[Version française]
The article is about Emma and Rupert Grint. Check Telegraph for Rupert's parts.
In the new Harry Potter film, Ron Weasley and Hermione Granger emerge from the boy wizard's shadows to become substantial characters – while the pair who play them are becoming talented performers and assured youngsters. David Gritten meets them.
As for Emma Watson, playing Hermione Granger, she's starting to look rather glamorous, with windswept hair like a model's.
When we meet, Emma Watson wastes no time letting me know this. "The third book is definitely my favourite, and it's a good script for Hermione," she says enthusiastically. "She has some great scenes."
Watson has strolled into a room in the Harry Potter production offices at Leavesden Studios, Hertfordshire. She sits upright on a sofa with three cushions embroidered with a likeness of Harry Potter and an owl, and chats animatedly.
In the new film she relished a scene with the odious Hogwarts pupil Draco Malfoy (Tom Felton), a constant thorn in the sides of Harry and his chums. Hermione gives him a biff on the nose, and says: "That felt good!"
"I loved it! My first screen punch! It was fantastic! It's been building up for ages through the first three films," Watson says, arms flailing in emphasis. "He's been insulting, rude and really hateful. Harry's been going, 'Ignore him, don't say anything,' and suddenly Hermione gets so angry she ends up punching the guts out of him. Fantastic. Very girl power!"
Even apart from this scene, she thinks Hermione is finally coming into her own. "She's had two films of being put down by teachers and rudely insulted by Malfoy. Now she thinks, `Right, that's it, I'm not having any more of this.' She storms out on a teacher, punches Malfoy, fights with Ron. She's really fired up. She's not taking nonsense from anyone."
Watson is disarmingly articulate in explaining this. Slim, petite, with sparkling eyes, she wears a pale green cable-knit sweater over a T-shirt, flared jeans and cream trainers with a gold trim. This is her first film as a teenager (she turned 14 in April) but she speaks with bristling intelligence.
She also has a finely-tuned sense of humour. Since Radcliffe, Watson and Grint landed their roles, they have patiently stressed how little they have in common with their characters. On reflection, they are now less sure.
I have been told that when Cuarón first met the trio, he asked them to write an essay about their characters and their feelings and beliefs. They responded perfectly appropriately: Radcliffe wrote one page, and felt he had done reasonably well. Watson, reacting just like Hermione to a set task, wrote 16 pages, and has since suffered much on-set teasing about it.
"Was it 16 pages?" she says, covering her face and blushing. "Might it have been 12… or a little less? All right, I enjoyed writing it. But my handwriting's big! I leave big spaces between words."
In retrospect, it was useful for her. "It made me see Hermione in a completely different way. Alfonso made me think, why does she do the things she does? Why is she such an annoying bookworm? I thought maybe it's her mask, her front, so she doesn't have to show emotions or feelings. I'd never thought about that before, so for me she became much deeper."

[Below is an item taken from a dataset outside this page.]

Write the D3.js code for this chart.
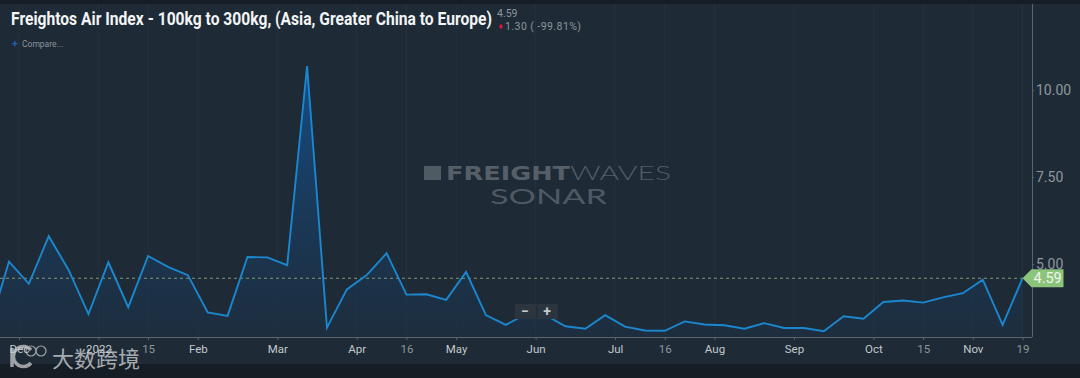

At this point, Rupert Grint enters, sleepy-eyed, having completed a tutoring session.
A quintessential teen moment between him and Watson ensues. He lurches towards a chair next to the sofa, but is then persuaded to sit beside her. After much eye-rolling from them both, with Watson muttering that he has forced her to move, they finally settle.
Watson too has learned that she likes performing."I love art. I love being on stage, singing, dancing. So even if I don't end up acting, maybe I'll try screenwriting, whatever gets thrown at me." She wrinkles her nose. "I can't really see myself in an office."

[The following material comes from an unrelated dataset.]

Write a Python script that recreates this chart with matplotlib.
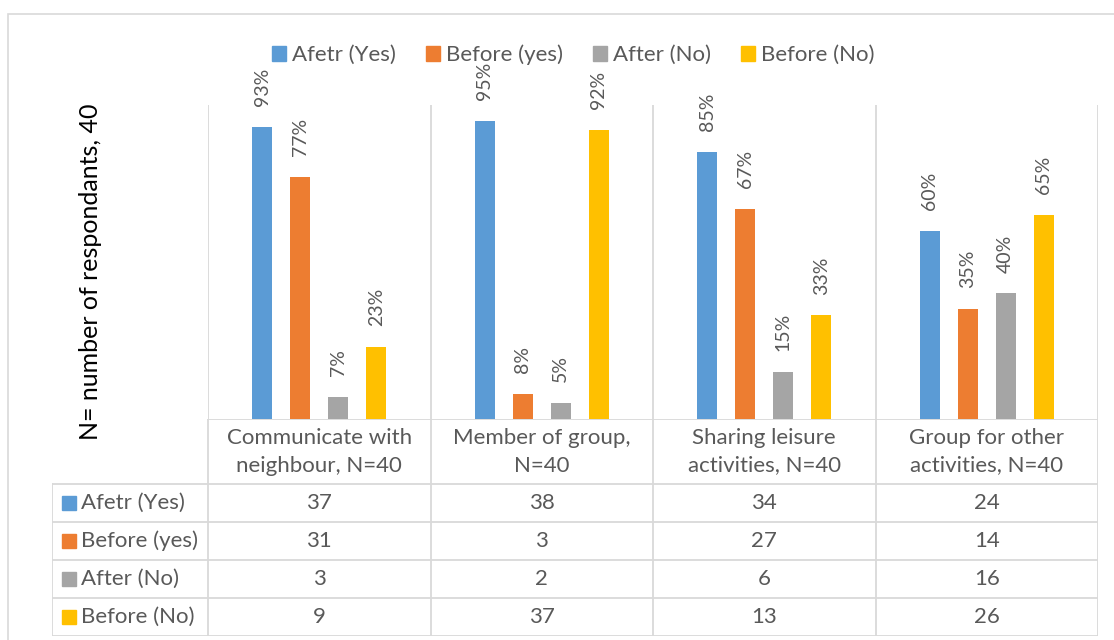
import matplotlib
matplotlib.use("Agg")
import matplotlib.pyplot as plt
from matplotlib.patches import Rectangle
import numpy as np

plt.rcParams['font.family'] = ['Lato', 'DejaVu Sans']

categories = ["Communicate with\nneighbour, N=40", "Member of group,\nN=40",
              "Sharing leisure\nactivities, N=40", "Group for other\nactivities, N=40"]
series = ["Afetr (Yes)", "Before (yes)", "After (No)", "Before (No)"]
colors = ["#5B9BD5", "#ED7D31", "#A5A5A5", "#FFC000"]
# percentages shown as bar labels
pct_after_yes = [93, 95, 85, 60]
pct_before_yes = [77, 8, 67, 35]
pct_after_no = [7, 5, 15, 40]
pct_before_no = [23, 92, 33, 65]
# counts shown in the data table
cnt_after_yes = [37, 38, 34, 24]
cnt_before_yes = [31, 3, 27, 14]
cnt_after_no = [3, 2, 6, 16]
cnt_before_no = [9, 37, 13, 26]

pcts = [pct_after_yes, pct_before_yes, pct_after_no, pct_before_no]
cnts = [cnt_after_yes, cnt_before_yes, cnt_after_no, cnt_before_no]

W, H = 1114, 640
fig = plt.figure(figsize=(W / 100, H / 100), dpi=100)
GRID = "#D9D9D9"
TXT = "#595959"

# outer chart border
fig.patches.append(Rectangle((8 / W, -0.1), 1.2, 1.1 - 14 / H, transform=fig.transFigure,
                             fill=False, edgecolor=GRID, lw=1.2))

# bar axes
x0, x1 = 208, 1098
base, top = 419, 105
ax = fig.add_axes([x0 / W, 1 - base / H, (x1 - x0) / W, (base - top) / H])
ax.set_xlim(-0.5, 3.5)
ax.set_ylim(0, 100)
ax.axis("off")
xs = np.arange(len(categories))
spacing = 38 / 222.5
bw = 20 / 222.5
for i, (vals, c) in enumerate(zip(pcts, colors)):
    pos = xs + (i - 1.5) * spacing
    bars = ax.bar(pos, vals, width=bw, color=c, zorder=3)
    for b, v in zip(bars, vals):
        ax.annotate(f"{v}%", (b.get_x() + b.get_width() / 2, v), xytext=(0, 15),
                    textcoords="offset points", rotation=90, ha="center", va="bottom",
                    color=TXT, fontsize=14)
for xv in np.arange(-0.5, 4, 1):
    ax.axvline(xv, color=GRID, lw=1.3, zorder=1)

# table axes
tl = 52
hdr_w = (x0 - tl) / 222.5
tab = fig.add_axes([tl / W, 1 - 636 / H, (x1 - tl) / W, (636 - base) / H])
hdr_h = 65 / 38.0
tab.set_xlim(-0.5 - hdr_w, 3.5)
tab.set_ylim(4, -hdr_h)
tab.axis("off")
# category axis line
tab.plot([-0.5, 3.5], [-hdr_h, -hdr_h], color=GRID, lw=1.3)
for yv in range(5):
    tab.plot([-0.5 - hdr_w, 3.5], [yv, yv], color=GRID, lw=1.3)
tab.plot([-0.5 - hdr_w, -0.5 - hdr_w], [0, 4], color=GRID, lw=1.3)
for xv in np.arange(-0.5, 4, 1):
    tab.plot([xv, xv], [-hdr_h, 4], color=GRID, lw=1.3)
for j, cat in enumerate(categories):
    tab.text(j, -hdr_h / 2, cat, ha="center", va="center", color=TXT, fontsize=16,
             linespacing=1.5)
key = 14 / 222.5
for i, (name, c, vals) in enumerate(zip(series, colors, cnts)):
    yc = i + 0.5
    tab.add_patch(Rectangle((-0.5 - hdr_w + 10 / 222.5, yc - 0.19), key, 0.38, color=c))
    tab.text(-0.5 - hdr_w + 29 / 222.5, yc, name, ha="left", va="center", color=TXT, fontsize=16)
    for j, v in enumerate(vals):
        tab.text(j, yc, str(v), ha="center", va="center", color=TXT, fontsize=16)

# legend
handles = [Rectangle((0, 0), 1, 1, color=c) for c in colors]
fig.legend(handles, series, loc="center", bbox_to_anchor=(573 / W, 1 - 55 / H), ncol=4,
           frameon=False, fontsize=16, handlelength=0.65, handleheight=0.65,
           handletextpad=0.25, columnspacing=1.35, labelcolor=TXT)

# y label
fig.text(91 / W, 1 - 272 / H, "N= number of respondants, 40", rotation=90, ha="center",
         va="center", fontsize=18, color="black")

fig.savefig("out.png", dpi=100)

Adults who know them think they can fulfil these ambitions. Cuarón says of Watson: "She's growing up so beautifully. I'd love to work with her again, away from Harry Potter – maybe in a love story. She listens intensely, and there's an intelligence and warmth about her."

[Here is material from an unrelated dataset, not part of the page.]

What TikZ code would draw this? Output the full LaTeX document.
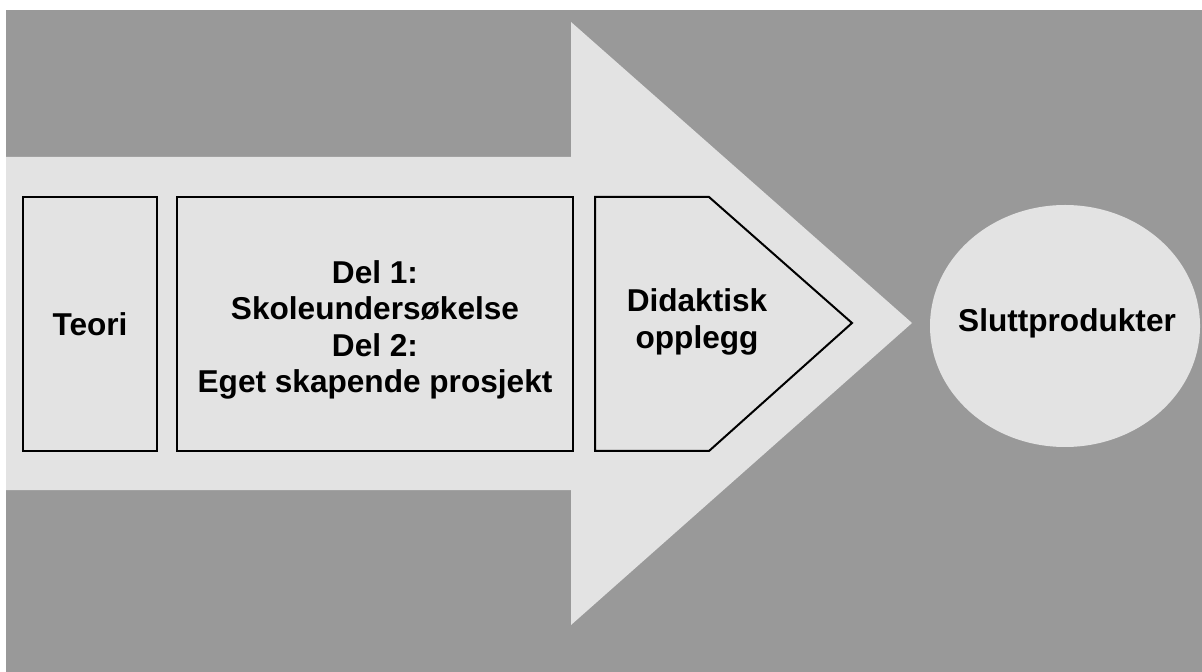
\documentclass[tikz,border=0pt]{standalone}
\usepackage{fontspec}
\setmainfont{Liberation Sans}
\usepackage{xcolor}
\definecolor{bggray}{HTML}{999999}
\definecolor{lightgray}{HTML}{E3E3E3}
\tikzset{
  box/.style={draw=black, line width=1pt, fill=lightgray},
  label/.style={align=center, font=\bfseries\fontsize{15.8}{18.3}\selectfont}
}

\begin{document}
\begin{tikzpicture}[x=0.5pt, y=-0.5pt]
            \useasboundingbox (0,0) rectangle (1202,672);
            \fill[white] (0,0) rectangle (1202,672);
            \fill[bggray] (6,10) rectangle (1202,672);
            % big arrow
            \fill[lightgray] (6,157) -- (571,157) -- (571,22) -- (912,323) -- (571,625) -- (571,490) -- (6,490) -- cycle;
            % steps
            \draw[box] (23,197) rectangle (157,451);
            \draw[box] (177,197) rectangle (573,451);
            \draw[box] (595,197) -- (709,197) -- (852,323) -- (709,451) -- (595,451) -- cycle;
            \fill[lightgray] (1065,326) ellipse [x radius=135, y radius=121];
            \node[label] (teori) at (90,324) {Teori};
            \node[label] (deler) at (375,330) {Del 1:\\Skoleundersøkelse\\Del 2:\\Eget skapende prosjekt};
            \node[label] (didaktisk) at (697,322) {Didaktisk\\opplegg};
            \node[label] (slutt) at (1067,323) {Sluttprodukter};
        \end{tikzpicture}
\end{document}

An important neutral voice is also pushing Watson's claims. Jina Jay, one of Britain's leading casting agents, specialises in finding child actors, including Jamie Bell for Billy Elliot. "I feel Emma has enormous potential as a future leading actress," she says. "I'd expect her to explore her abilities carefully beyond Harry Potter. I also feel she's clever and focused enough to only choose material and directors for whom she feels passionate."
Meeting Watson and Grint, it's striking how unspoiled and natural they seem.
Refreshingly, Watson and Grint are determined to remain level-headed. "I still do normal things," Watson insists. "There's nothing I can't do now that I could before the films. I hope I'm exactly the same person."